Quant à lui, celui qui n'a rien à se reprocher n'a aucune raison de participer et d'essuyer la pression d'une suspicion constante. Il cherchera tout naturellement à y mettre de la mauvaise volonté pour compliquer la tâche du surveillant en brouillant les pistes avec de l'obfuscation, de la mauvaise volonté ou, pire, en court-circuitant et agissant en douce. C'est donc un jeu sans fin du chat et de la souris qui fait perdre du temps à tout le monde au lieu de se concentrer sur les vrais sujets importants.

Prendre le risque d'être plus malin

Comme nous l'avons vu, la confiance nécessite une prise de risque. Le risque de se tromper. Il n'est jamais agréable de se tromper et, dans le cadre professionnel, les répercutions peuvent être dramatiques. Cependant, plus l'erreur de jugement est douloureuse, plus nous apprenons vite. Et nous apprenons à reconnaître les motifs qui trahissent les menteurs –en commençant par la confiance et le contrôle–, nous permettant ainsi d'affiner notre détecteur naturel de confiance.

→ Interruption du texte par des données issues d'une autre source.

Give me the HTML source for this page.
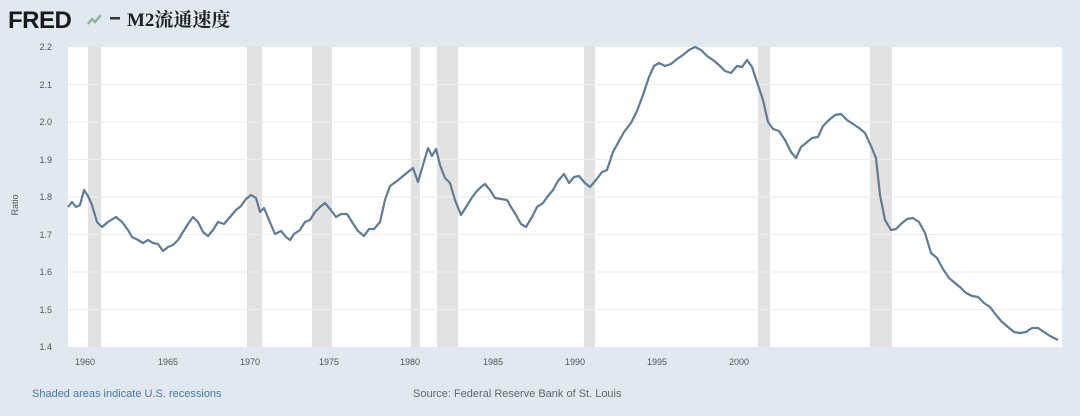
<!DOCTYPE html>
<html><head><meta charset="utf-8"><style>
html,body{margin:0;padding:0;}
body{width:1080px;height:416px;background:#e1e8f0;overflow:hidden;font-family:"Liberation Sans",sans-serif;}
</style></head><body>
<svg width="1080" height="416" xmlns="http://www.w3.org/2000/svg" style="position:absolute;left:0;top:0">
<rect x="0" y="0" width="1080" height="416" fill="#e1e8f0"/>
<text x="8" y="28" font-family="Liberation Sans, sans-serif" font-weight="bold" font-size="24" fill="#1a1a1a" letter-spacing="-0.5">FRED</text>
<path d="M88 24 L92 19 L95 22 L101 15" stroke="#8fb89a" stroke-width="2.5" fill="none"/>
<rect x="110" y="17" width="10" height="2.5" fill="#333"/>
<text x="127" y="26" font-family="Liberation Serif, 'Noto Serif CJK SC', serif" font-weight="bold" font-size="19" fill="#222">M2流通速度</text>
<rect x="68" y="47" width="994" height="300" fill="#ffffff"/>
<g fill="#e2e2e2">
<rect x="88" y="47" width="13" height="300"/>
<rect x="247" y="47" width="15" height="300"/>
<rect x="312" y="47" width="20" height="300"/>
<rect x="411" y="47" width="9" height="300"/>
<rect x="437" y="47" width="21" height="300"/>
<rect x="584" y="47" width="11" height="300"/>
<rect x="758" y="47" width="12" height="300"/>
<rect x="870" y="47" width="22" height="300"/>
</g>
<g stroke="#eeeeee" stroke-width="1">
<line x1="68" x2="1062" y1="84.5" y2="84.5"/><line x1="68" x2="1062" y1="122" y2="122"/>
<line x1="68" x2="1062" y1="159.5" y2="159.5"/><line x1="68" x2="1062" y1="197" y2="197"/>
<line x1="68" x2="1062" y1="234.5" y2="234.5"/><line x1="68" x2="1062" y1="272" y2="272"/>
<line x1="68" x2="1062" y1="309.5" y2="309.5"/>
</g>
<g font-size="9" fill="#555" text-anchor="end" font-family="Liberation Sans, sans-serif">
<text x="52" y="50">2.2</text><text x="52" y="88">2.1</text><text x="52" y="125">2.0</text>
<text x="52" y="163">1.9</text><text x="52" y="200">1.8</text><text x="52" y="238">1.7</text>
<text x="52" y="275">1.6</text><text x="52" y="313">1.5</text><text x="52" y="350">1.4</text>
</g>
<text x="18" y="205" font-size="9" fill="#555" transform="rotate(-90 18 205)" text-anchor="middle">Ratio</text>
<g font-size="9" fill="#555" text-anchor="middle">
<text x="85" y="365">1960</text><text x="168" y="365">1965</text><text x="250" y="365">1970</text>
<text x="329" y="365">1975</text><text x="410" y="365">1980</text><text x="493" y="365">1985</text>
<text x="575" y="365">1990</text><text x="657" y="365">1995</text><text x="739" y="365">2000</text>
</g>
<polyline fill="none" stroke="#5f7c94" stroke-width="2.2" stroke-linejoin="round" points="68,207 72,202 76,207 80,205 84,190 88,196 92,205 97,222 102,227 108,222 116,217 122,222 128,230 132,237 138,240 143,243 148,240 153,243 158,244 163,251 168,247 173,245 178,240 183,232 188,224 193,217 198,222 203,232 208,236 213,230 218,222 224,224 230,217 236,210 241,206 246,199 251,195 256,198 260,212 264,208 269,220 275,234 281,231 286,237 290,240 294,234 300,230 305,222 310,220 315,212 320,207 325,203 330,209 336,217 341,214 347,214 352,222 358,231 364,236 369,229 374,229 380,222 385,200 390,186 397,181 403,176 408,172 413,168 418,182 423,165 428,148 432,156 436,149 440,165 445,178 450,183 455,200 461,215 466,207 471,199 476,192 481,187 485,184 490,190 495,198 501,199 507,200 511,207 516,215 521,224 526,227 532,217 537,207 543,203 548,196 553,190 558,181 564,174 569,183 574,177 579,176 585,183 590,187 596,180 602,172 607,170 613,152 619,141 624,132 631,123 637,111 643,95 649,77 654,66 659,63 665,66 671,64 677,59 683,55 689,50 695,47 701,50 707,56 713,60 719,65 725,71 731,73 737,66 742,67 747,60 752,67 757,82 763,100 768,122 773,129 779,131 785,140 791,152 796,158 801,147 806,143 812,138 818,137 823,126 829,120 835,115 841,114 847,120 853,124 859,128 865,133 871,146 876,158 880,195 885,220 891,230 896,229 901,224 907,219 913,218 919,222 925,233 931,253 937,258 943,269 949,278 955,283 961,288 966,293 972,296 978,297 984,303 990,307 996,315 1002,322 1008,327 1014,332 1020,333 1026,332 1032,328 1038,328 1044,332 1050,336 1058,340"/>
<text x="32" y="397" font-size="11" fill="#4a78a8">Shaded areas indicate U.S. recessions</text>
<text x="413" y="397" font-size="11" fill="#666">Source: Federal Reserve Bank of St. Louis</text>
</svg>
</body></html>
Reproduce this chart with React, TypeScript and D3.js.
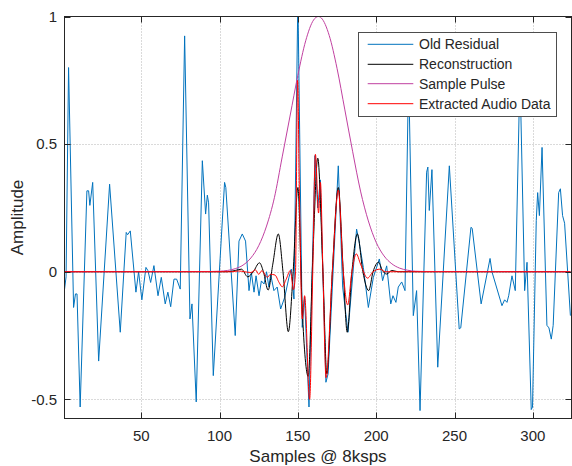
import React from "react";
import * as d3 from "d3";

const W = 572;
const H = 466;

// ---- data ----
const residualX = [1, 2, 3.6, 6.8, 8, 9, 11, 15.3, 16.4, 17.2, 19, 22.8, 29.8, 36.6, 40.4, 41.3, 43, 46.6, 48.3, 50.4, 53, 54.3, 56, 58.1, 60.7, 62.8, 65.3, 67, 68.8, 70.9, 72.6, 74.9, 77.7, 81.1, 82.4, 85.1, 89, 91.1, 92.2, 93, 96, 103.2, 104, 110, 112.4, 114.5, 116.6, 118.8, 120.3, 122, 123.3, 125.2, 126.7, 128.4, 130, 131.5, 132.6, 134.7, 136.8, 139, 141.6, 144.3, 145.8, 147.5, 150, 152.8, 154.3, 157.1, 160.9, 162.7, 164.3, 167.9, 169.3, 175.8, 178.6, 182, 187.5, 189, 191.8, 195, 198.2, 202, 204.1, 206.7, 209.3, 210.7, 212.6, 214.1, 216.3, 218.4, 220.7, 223.7, 225.8, 228, 232.2, 233, 233.9, 235.6, 239.3, 246.7, 253, 254, 260.5, 261.3, 267, 272.7, 274, 280.3, 282, 283.5, 284.6, 286.7, 288.8, 291.8, 294.8, 296.3, 299, 299.8, 302.2, 303.1, 304.2, 305.9, 309, 310.3, 311.8, 313, 316.5, 317.6, 319, 320.3, 324];
const residualY = [-0.07, -0.02, 0.8, -0.14, -0.087, -0.087, -0.53, 0.317, 0.317, 0.26, 0.35, -0.35, 0.343, -0.237, 0.154, 0.145, 0.16, -0.08, 0.0, -0.11, 0.017, 0.004, -0.042, 0.024, -0.094, -0.022, -0.126, -0.08, -0.137, -0.029, -0.029, -0.068, 0.924, -0.185, -0.126, -0.51, 0.435, 0.226, 0.3, 0.27, -0.407, 0.35, 0.33, -0.25, 0.12, 0.148, 0.12, -0.074, -0.003, -0.08, -0.016, -0.094, -0.036, -0.048, 0.0, -0.06, -0.01, -0.074, -0.06, -0.146, -0.1, -0.022, 0.01, -0.107, 1.08, -0.218, -0.1, -0.53, 0.455, 0.25, 0.36, -0.433, -0.4, 0.415, -0.06, -0.237, 0.167, 0.12, 0.017, -0.14, -0.022, 0.05, -0.035, 0.023, -0.126, -0.094, -0.12, -0.06, -0.04, -0.074, 0.78, -0.172, -0.074, -0.544, 0.39, 0.41, 0.24, 0.4, -0.374, 0.415, -0.224, -0.22, 0.174, 0.17, -0.126, 0.052, -0.002, -0.133, -0.11, -0.12, -0.094, -0.016, -0.074, 0.78, -0.074, 0.037, -0.54, -0.53, 0.2, 0.31, 0.22, 0.487, -0.21, -0.22, -0.264, -0.21, 0.31, 0.325, 0.22, 0.19, -0.172];

const reconX = [1, 105, 110, 114, 118, 121.5, 125.5, 128, 131, 134, 137.5, 140.5, 143.9, 147, 150, 152.8, 156.6, 159.5, 162.7, 166, 168.5, 172, 175.8, 179, 181.5, 184.5, 188, 191.5, 195.2, 198, 201.5, 204, 206.7, 210, 214, 324];
const reconY = [0, 0, 0.005, 0.01, -0.02, 0.0, 0.035, 0.0, -0.072, 0.03, 0.148, 0.0, -0.235, 0.0, 0.33, -0.15, -0.41, 0.05, 0.445, 0.0, -0.4, 0.0, 0.33, 0.0, -0.237, 0.0, 0.148, 0.0, -0.074, 0.0, 0.037, 0.005, -0.009, 0.005, 0, 0];

const pulseX = [1, 95, 100, 105, 110, 115, 120, 125, 130, 135, 140, 145, 150, 155, 160, 163, 165, 170, 175, 180, 185, 190, 195, 200, 205, 210, 215, 220, 225, 230, 324];
const pulseY = [0, 0.001, 0.002, 0.005, 0.012, 0.026, 0.054, 0.102, 0.179, 0.29, 0.45, 0.61, 0.77, 0.905, 0.986, 1.0, 0.994, 0.926, 0.797, 0.634, 0.47, 0.316, 0.199, 0.115, 0.062, 0.031, 0.014, 0.006, 0.002, 0.001, 0];

const extractX = [1, 108, 112, 116, 120, 123, 125, 127, 130.5, 132.5, 135.4, 138, 140, 142.5, 145.2, 147.2, 148.5, 149.8, 151, 152.8, 154.3, 157.5, 159.5, 161.2, 163.2, 164.4, 166, 168, 172, 175.8, 179, 181.8, 184.5, 187.3, 190, 194.5, 198, 202.3, 206, 324];
const extractY = [0, 0, 0.003, 0.0, -0.003, 0.007, -0.01, 0.004, -0.022, -0.01, -0.013, -0.042, -0.059, -0.03, 0.005, -0.07, 0.0, 0.75, 0.3, -0.185, -0.094, -0.5, 0.0, 0.46, 0.23, 0.35, 0.0, -0.415, 0.0, 0.32, 0.0, -0.13, 0.0, 0.07, 0.03, -0.025, 0.0, 0.01, 0, 0];

const xTicks = [50, 100, 150, 200, 250, 300];
const yTicks = [-0.5, 0, 0.5, 1];
const yTickLabels = ["-0.5", "0", "0.5", "1"];

const seriesNames = ["Old Residual", "Reconstruction", "Sample Pulse", "Extracted Audio Data"];
const seriesColors = ["#0072BD", "#000000", "#C040A0", "#FF0000"];

const FONT = "'Liberation Sans', Arial, Helvetica, sans-serif";
const TXT = "#262626";

export default function App() {
  const left = 64.5, right = 571.5, top = 16.5, bottom = 418.5;
  const x = d3.scaleLinear().domain([1, 324.7]).range([left, right]);
  const y = d3.scaleLinear().domain([-0.575, 1]).range([bottom, top]);

  const zip = (xs: number[], ys: number[]) => xs.map((v, i) => [v, ys[i]] as [number, number]);
  const lin = d3.line<[number, number]>().x(d => x(d[0])).y(d => y(d[1]));
  const smooth = d3.line<[number, number]>().x(d => x(d[0])).y(d => y(d[1])).curve(d3.curveMonotoneX);

  const paths = [
    lin(zip(residualX, residualY)),
    smooth(zip(reconX, reconY)),
    smooth(zip(pulseX, pulseY)),
    smooth(zip(extractX, extractY)),
  ];

  const lg = { x: 358.5, y: 32.5, w: 198, h: 84 };
  const rows = [44.3, 64.3, 83.7, 103.7];

  return (
    <div style={{ position: "absolute", left: 0, top: 0 }}>
      <svg width={W} height={H} style={{ display: "block", background: "#fff" }}>
        <defs>
          <clipPath id="plotclip">
            <rect x={left} y={top} width={right - left} height={bottom - top} />
          </clipPath>
        </defs>
        <rect x={0} y={0} width={W} height={H} fill="#fff" />
        {/* grid */}
        <g stroke="#b4b4b4" strokeWidth={1} strokeDasharray="1 2">
          {xTicks.map(t => (
            <line key={"gx" + t} x1={Math.round(x(t)) + 0.5} x2={Math.round(x(t)) + 0.5} y1={top} y2={bottom} />
          ))}
          {yTicks.filter(t => t < 1).map(t => (
            <line key={"gy" + t} x1={left} x2={right} y1={Math.round(y(t)) + 0.5} y2={Math.round(y(t)) + 0.5} />
          ))}
        </g>
        {/* series */}
        <g clipPath="url(#plotclip)" fill="none" strokeWidth={1}>
          {paths.map((p, i) => (
            <path key={i} d={p || ""} stroke={seriesColors[i]} />
          ))}
        </g>
        {/* box */}
        <rect x={left} y={top} width={right - left} height={bottom - top} fill="none" stroke={TXT} strokeWidth={1} />
        {/* ticks */}
        <g stroke={TXT} strokeWidth={1}>
          {xTicks.map(t => {
            const px = Math.round(x(t)) + 0.5;
            return (
              <g key={"tx" + t}>
                <line x1={px} x2={px} y1={bottom} y2={bottom - 6} />
                <line x1={px} x2={px} y1={top} y2={top + 6} />
              </g>
            );
          })}
          {yTicks.map(t => {
            const py = Math.round(y(t)) + 0.5;
            return (
              <g key={"ty" + t}>
                <line x1={left} x2={left + 6} y1={py} y2={py} />
                <line x1={right} x2={right - 6} y1={py} y2={py} />
              </g>
            );
          })}
        </g>
        {/* tick labels */}
        <g fontFamily={FONT} fontSize={15} fill={TXT}>
          {xTicks.map(t => (
            <text key={"lx" + t} x={x(t)} y={441} textAnchor="middle">{t}</text>
          ))}
          {yTicks.map((t, i) => (
            <text key={"ly" + t} x={57} y={y(t) + 5.3} textAnchor="end">{yTickLabels[i]}</text>
          ))}
        </g>
        {/* axis labels */}
        <text x={(left + right) / 2} y={462} textAnchor="middle" fontFamily={FONT} fontSize={17} fill={TXT}>
          Samples @ 8ksps
        </text>
        <text transform={`translate(23, ${(top + bottom) / 2}) rotate(-90)`} textAnchor="middle" fontFamily={FONT} fontSize={17} fill={TXT}>
          Amplitude
        </text>
        {/* legend */}
        <rect x={lg.x} y={lg.y} width={lg.w} height={lg.h} fill="#fff" stroke="#4d4d4d" strokeWidth={1} />
        {seriesNames.map((n, i) => (
          <g key={n}>
            <line x1={367.7} x2={413.3} y1={rows[i]} y2={rows[i]} stroke={seriesColors[i]} strokeWidth={1} />
            <text x={419} y={rows[i] + 5} fontFamily={FONT} fontSize={14} fill={TXT}>{n}</text>
          </g>
        ))}
      </svg>
    </div>
  );
}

En réalité, nous ne développons pas de capacité à détecter les menteurs, nous réapprenons à faire confiance à notre intuititon et capturer les messages qu'elle nous envoie puis les décoder avec discernement. Plus nous l'excerçons, plus nous gagnons en acuité. On apprend pas au vieux singe à faire la grimace.

Restaurer une confiance

La méthode la plus simple consiste à construire un espace de confiance, non pas en contrôlant en permanence le respect des règles, mais en favorisant la coopération, en rappelant que le tout est supérieur à la somme des parties et que la violation d'une règle entraîne des pénalités lourdes de conséquences, aussi bien pour l'individu que pour ses collègues. En contrepartie de cela, il faut permettre à chacun d'évoluer avec liberté, en suivant son propre chemin, sa propre créativité, en respectant ses choix, ses décisions.

Cependant, si la coopération est encouragée, alors l'individu sera mis en confiance et demandera de lui-même l'avis des autres et la vérification de ses pairs. L'équilibre est alors ainsi rétabli et la confiance restaurée.